# [DATA PROVIDED]

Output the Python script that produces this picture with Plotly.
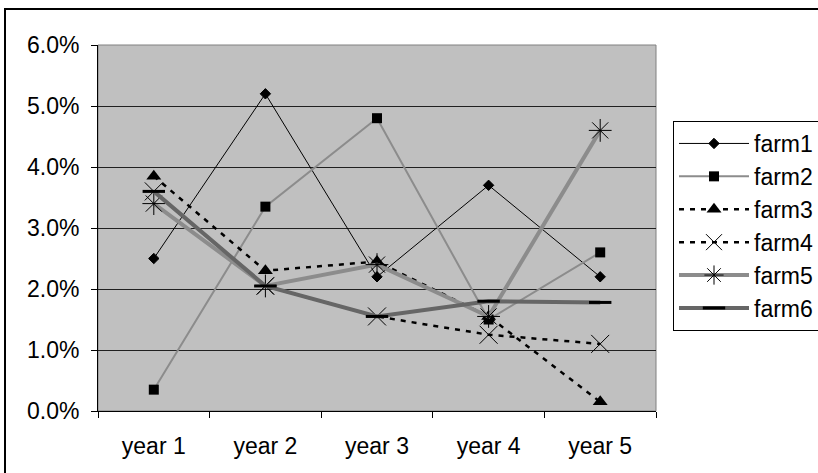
import plotly.graph_objects as go

years = ["year 1", "year 2", "year 3", "year 4", "year 5"]
farm1 = [0.025, 0.052, 0.022, 0.037, 0.022]
farm2 = [0.0035, 0.0335, 0.048, 0.015, 0.026]
farm3 = [0.0385, 0.023, 0.0245, 0.0155, 0.0015]
farm4 = [0.036, 0.0205, 0.0155, 0.0125, 0.011]
farm5 = [0.034, 0.0205, 0.024, 0.0155, 0.046]
farm6 = [0.036, 0.0205, 0.0155, 0.018, 0.0178]
y_ticks = [0, 0.01, 0.02, 0.03, 0.04, 0.05, 0.06]

FONT = "Liberation Sans, Arial, sans-serif"
FS = 23

fig = go.Figure()

def add(name, vals, lcolor, lwidth, dash, symbol, msize, mlw=1):
    fig.add_trace(go.Scatter(
        x=years, y=vals, name=name, mode="lines+markers", legendgroup=name,
        line=dict(color=lcolor, width=lwidth, dash=dash),
        marker=dict(symbol=symbol, size=msize, color="black",
                    line=dict(color="black", width=mlw)),
    ))

add("farm1", farm1, "black", 1, "solid", "diamond", 8)
add("farm2", farm2, "#8c8c8c", 2, "solid", "square", 10, 0)
add("farm3", farm3, "black", 2.5, "5px,6px", "triangle-up", 13, 0)
add("farm4", farm4, "black", 2.5, "5px,6px", "x-thin-open", 18, 1)
add("farm5", farm5, "#8c8c8c", 4, "solid", "asterisk-open", 19, 1)
add("farm6", farm6, "#666666", 4, "solid", "line-ew-open", 16, 3)

# plot area pixel geometry
L, R, T, B = 98, 656, 45, 411
W, H = R - L, B - T

shapes = [
    dict(type="rect", xref="paper", yref="paper", x0=0, x1=1, y0=0, y1=1,
         line=dict(color="#808080", width=1), layer="below"),
    dict(type="rect", xref="paper", yref="paper",
         x0=(5 - L) / W, x1=(830 - L) / W, y0=(B - 490) / H, y1=(B - 9) / H,
         line=dict(color="black", width=2), fillcolor="rgba(0,0,0,0)"),
]

fig.update_layout(
    width=818, height=473,
    margin=dict(l=L, r=818 - R, t=T, b=473 - B, autoexpand=False),
    paper_bgcolor="white", plot_bgcolor="#c0c0c0",
    font=dict(family=FONT, size=FS, color="black"),
    showlegend=True,
    legend=dict(
        x=(673 - L) / W, y=(B - 121) / H, xanchor="left", yanchor="top",
        bgcolor="white", bordercolor="black", borderwidth=1,
        font=dict(family=FONT, size=FS, color="black"),
        itemwidth=70, tracegroupgap=0,
    ),
    shapes=shapes,
)

fig.update_xaxes(
    type="category", range=[-0.5, 4.5],
    showline=True, linecolor="black", linewidth=1, mirror=False,
    ticks="outside", tickson="boundaries", ticklen=6, tickcolor="black",
    showgrid=False, zeroline=False, ticklabelstandoff=14,
    tickfont=dict(family=FONT, size=FS, color="black"),
)
fig.update_yaxes(
    range=[0, 0.06], tickvals=y_ticks, tickformat=".1%",
    showline=True, linecolor="black", linewidth=1,
    ticks="outside", ticklen=6, tickcolor="black", ticklabelstandoff=7,
    showgrid=True, gridcolor="#202020", gridwidth=1, zeroline=False,
    tickfont=dict(family=FONT, size=FS, color="black"),
)

fig.write_html(
    "out.html",
    config={"displayModeBar": False},
    post_script="document.body.style.margin='0';document.body.style.overflow='hidden';",
)
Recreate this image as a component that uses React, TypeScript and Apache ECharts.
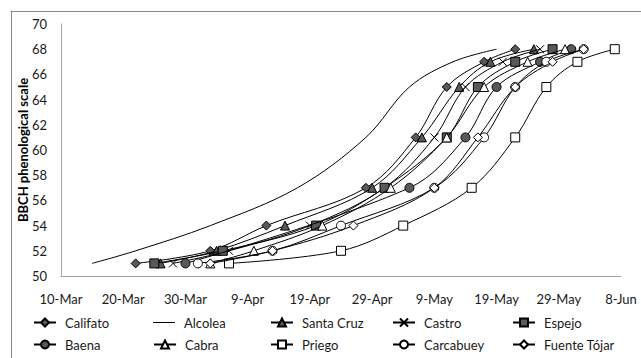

# [THE EXERCISE]
Pictures excluded, repeat exactly the lines from the top of the material through the line with "import plotly.graph_objects as go", including both of those lines.

# [PROBLEM SOLUTION]
Output the Python script that produces this picture with Plotly.
import plotly.graph_objects as go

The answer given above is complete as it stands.